Directions for this task: Return only the lines from the top of the data down to the one that holds "21, 22, 23];", both included, without any pictures.

Given information:
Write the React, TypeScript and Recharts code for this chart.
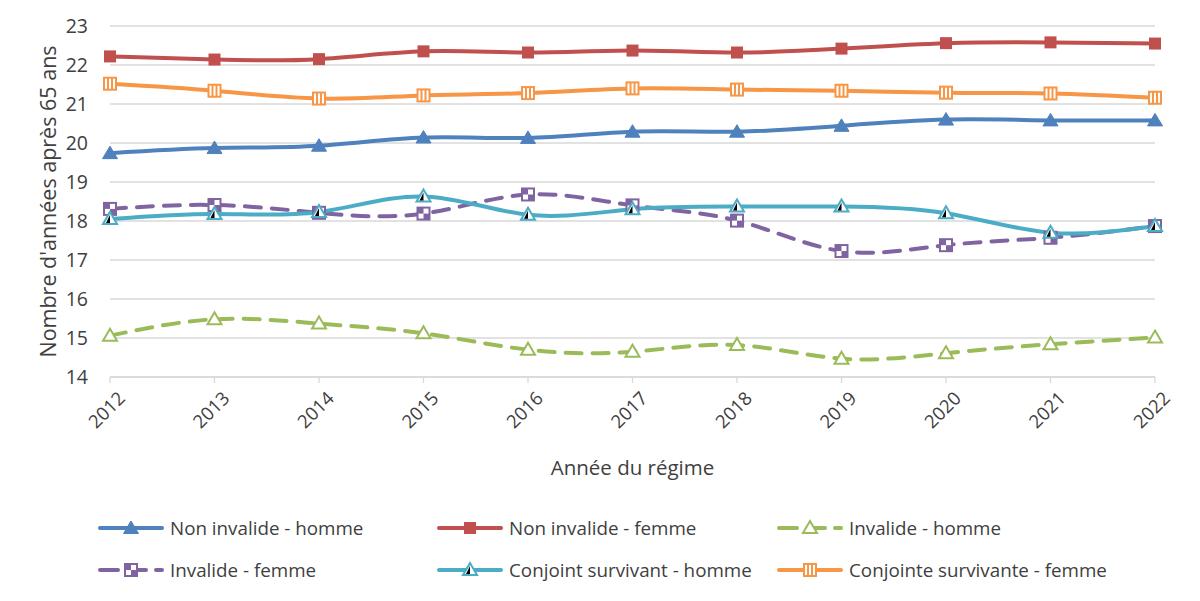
import React from "react";
import {
  CartesianGrid,
  Legend,
  Line,
  LineChart,
  XAxis,
  YAxis,
} from "recharts";

// Office 2010 palette, as in the source workbook
const BLUE = "#4F81BD";
const RED = "#C0504D";
const GREEN = "#9BBB59";
const PURPLE = "#8064A2";
const TEAL = "#4BACC6";
const ORANGE = "#F79646";
const TEXT = "#404040";
const GRID = "#D9D9D9";
const FONT = "'Open Sans', sans-serif";

const YEARS = ["2012", "2013", "2014", "2015", "2016", "2017", "2018", "2019", "2020", "2021", "2022"];
const Y_TICKS = [14, 15, 16, 17, 18, 19, 20, 21, 22, 23];

const NON_INVALIDE_HOMME = [19.74, 19.87, 19.93, 20.14, 20.13, 20.29, 20.29, 20.44, 20.6, 20.58, 20.58];
const NON_INVALIDE_FEMME = [22.22, 22.14, 22.15, 22.35, 22.32, 22.37, 22.32, 22.42, 22.56, 22.58, 22.55];
const INVALIDE_HOMME = [15.06, 15.48, 15.37, 15.12, 14.7, 14.65, 14.82, 14.47, 14.61, 14.84, 15.01];
const INVALIDE_FEMME = [18.31, 18.41, 18.21, 18.19, 18.68, 18.4, 18.01, 17.23, 17.38, 17.57, 17.87];
const CONJOINT_HOMME = [18.05, 18.18, 18.23, 18.63, 18.16, 18.3, 18.37, 18.37, 18.2, 17.7, 17.87];
const CONJOINTE_FEMME = [21.52, 21.34, 21.14, 21.22, 21.28, 21.4, 21.37, 21.34, 21.29, 21.27, 21.16];

const data = YEARS.map((year, i) => ({
  year,
  nih: NON_INVALIDE_HOMME[i],
  nif: NON_INVALIDE_FEMME[i],
  ih: INVALIDE_HOMME[i],
  if: INVALIDE_FEMME[i],
  csh: CONJOINT_HOMME[i],
  csf: CONJOINTE_FEMME[i],
}));

type MarkerKind = "triFill" | "sqFill" | "triOpen" | "sqCheck" | "triHalf" | "sqBars";

function Marker({ kind, cx, cy, color }: { kind: MarkerKind; cx: number; cy: number; color: string }) {
  const s = 6;
  switch (kind) {
    case "triFill":
      return <path d={`M${cx},${cy - 7} L${cx + 7.5},${cy + 5.5} L${cx - 7.5},${cy + 5.5} Z`} fill={color} stroke={color} strokeWidth={1} />;
    case "sqFill":
      return <rect x={cx - s} y={cy - s} width={2 * s} height={2 * s} fill={color} />;
    case "triOpen":
      return <path d={`M${cx},${cy - 7} L${cx + 7},${cy + 5} L${cx - 7},${cy + 5} Z`} fill="#fff" stroke={color} strokeWidth={2} />;
    case "sqCheck":
      return (
        <g>
          <rect x={cx - s} y={cy - s} width={2 * s} height={2 * s} fill="#fff" stroke={color} strokeWidth={2} />
          <rect x={cx - s} y={cy - s} width={s} height={s} fill={color} />
          <rect x={cx} y={cy} width={s} height={s} fill={color} />
        </g>
      );
    case "triHalf":
      return (
        <g>
          <path d={`M${cx},${cy - 7} L${cx + 7},${cy + 5} L${cx - 7},${cy + 5} Z`} fill="#fff" stroke={color} strokeWidth={2} />
          <path d={`M${cx},${cy - 4} L${cx},${cy + 4} L${cx - 4},${cy + 4} Z`} fill="#000" />
        </g>
      );
    case "sqBars":
      return (
        <g>
          <rect x={cx - s} y={cy - s} width={2 * s} height={2 * s} fill="#fff" stroke={color} strokeWidth={2} />
          <line x1={cx - 2} y1={cy - s} x2={cx - 2} y2={cy + s} stroke={color} strokeWidth={2} />
          <line x1={cx + 2} y1={cy - s} x2={cx + 2} y2={cy + s} stroke={color} strokeWidth={2} />
        </g>
      );
  }
}

const SERIES: Array<{ key: string; name: string; color: string; kind: MarkerKind; dashed: boolean }> = [
  { key: "nih", name: "Non invalide - homme", color: BLUE, kind: "triFill", dashed: false },
  { key: "nif", name: "Non invalide - femme", color: RED, kind: "sqFill", dashed: false },
  { key: "ih", name: "Invalide - homme", color: GREEN, kind: "triOpen", dashed: true },
  { key: "if", name: "Invalide - femme", color: PURPLE, kind: "sqCheck", dashed: true },
  { key: "csh", name: "Conjoint survivant - homme", color: TEAL, kind: "triHalf", dashed: false },
  { key: "csf", name: "Conjointe survivante - femme", color: ORANGE, kind: "sqBars", dashed: false },
];

const DASH = "16 11";

function XTick({ x, y, payload }: any) {
  return (
    <g transform={`translate(${x + 2},${y + 6})`}>
      <text x={4} y={16} textAnchor="end" transform="rotate(-45)" fill={TEXT} fontSize={18.5} fontFamily={FONT}>
        {payload.value}
      </text>
    </g>
  );
}

function YLabel({ viewBox }: any) {
  const cx = viewBox.x + 47;
  const cy = viewBox.y + viewBox.height / 2;
  return (
    <text x={cx} y={cy} transform={`rotate(-90, ${cx}, ${cy})`} textAnchor="middle" dominantBaseline="central" fill={TEXT} fontSize={21.5} fontFamily={FONT}>
      Nombre d'années après 65 ans
    </text>
  );
}

// legend laid out like the Excel one: 3 columns x 2 rows
const LEGEND_COLS = [98, 437, 777];
const LEGEND_ROWS = [20, 62];

function LegendBox() {
  return (
    <div style={{ position: "relative", width: 1200, height: 84, fontFamily: FONT, fontSize: 18.8, color: TEXT }}>
      {SERIES.map((s, i) => {
        const left = LEGEND_COLS[i % 3];
        const top = LEGEND_ROWS[Math.floor(i / 3)];
        return (
          <div key={s.key} style={{ position: "absolute", left, top: top - 12, height: 24, display: "flex", alignItems: "center", whiteSpace: "nowrap" }}>
            <svg width={66} height={20} style={{ display: "block" }}>
              <line x1={2} y1={10} x2={64} y2={10} stroke={s.color} strokeWidth={4} strokeLinecap="round" strokeDasharray={s.dashed ? "18 10" : undefined} />
              <Marker kind={s.kind} cx={33} cy={10} color={s.color} />
            </svg>
            <span style={{ marginLeft: 6 }}>{s.name}</span>
          </div>
        );
      })}
    </div>
  );
}

export default function App() {
  return (
    <div style={{ position: "absolute", left: 0, top: 0, width: 1200, height: 601, background: "#fff" }}>
      <LineChart width={1200} height={601} data={data} margin={{ top: 26, right: 45, left: 0, bottom: 114 }}>
        <CartesianGrid vertical={false} stroke={GRID} strokeWidth={1.3} />
        <XAxis
          dataKey="year"
          height={110}
          stroke={GRID}
          strokeWidth={1.3}
          tickSize={6}
          tick={<XTick />}
          interval={0}
          label={{ value: "Année du régime", position: "insideBottom", offset: 12, fill: TEXT, fontSize: 20.5, fontFamily: FONT }}
        />
        <YAxis
          domain={[14, 23]}
          ticks={Y_TICKS}
          width={110}
          axisLine={false}
          tickLine={false}
          tickSize={0}
          tickMargin={22}
          tick={{ fill: TEXT, fontSize: 19.5, fontFamily: FONT }}
          label={<YLabel />}
        />
        {SERIES.map((s) => (
          <Line
            key={s.key}
            dataKey={s.key}
            name={s.name}
            type="natural"
            stroke={s.color}
            strokeWidth={4}
            strokeDasharray={s.dashed ? DASH : undefined}
            strokeLinecap="round"
            isAnimationActive={false}
            dot={(p: any) => <Marker key={`${s.key}-${p.index}`} kind={s.kind} cx={p.cx} cy={p.cy} color={s.color} />}
            activeDot={false}
          />
        ))}
        <Legend
          layout="horizontal"
          verticalAlign="middle"
          align="center"
          wrapperStyle={{ top: 508, left: 0, width: 1200 }}
          content={() => <LegendBox />}
        />
      </LineChart>
    </div>
  );
}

Final answer:
Write the React, TypeScript and Recharts code for this chart.
import React from "react";
import {
  CartesianGrid,
  Legend,
  Line,
  LineChart,
  XAxis,
  YAxis,
} from "recharts";

// Office 2010 palette, as in the source workbook
const BLUE = "#4F81BD";
const RED = "#C0504D";
const GREEN = "#9BBB59";
const PURPLE = "#8064A2";
const TEAL = "#4BACC6";
const ORANGE = "#F79646";
const TEXT = "#404040";
const GRID = "#D9D9D9";
const FONT = "'Open Sans', sans-serif";

const YEARS = ["2012", "2013", "2014", "2015", "2016", "2017", "2018", "2019", "2020", "2021", "2022"];
const Y_TICKS = [14, 15, 16, 17, 18, 19, 20, 21, 22, 23];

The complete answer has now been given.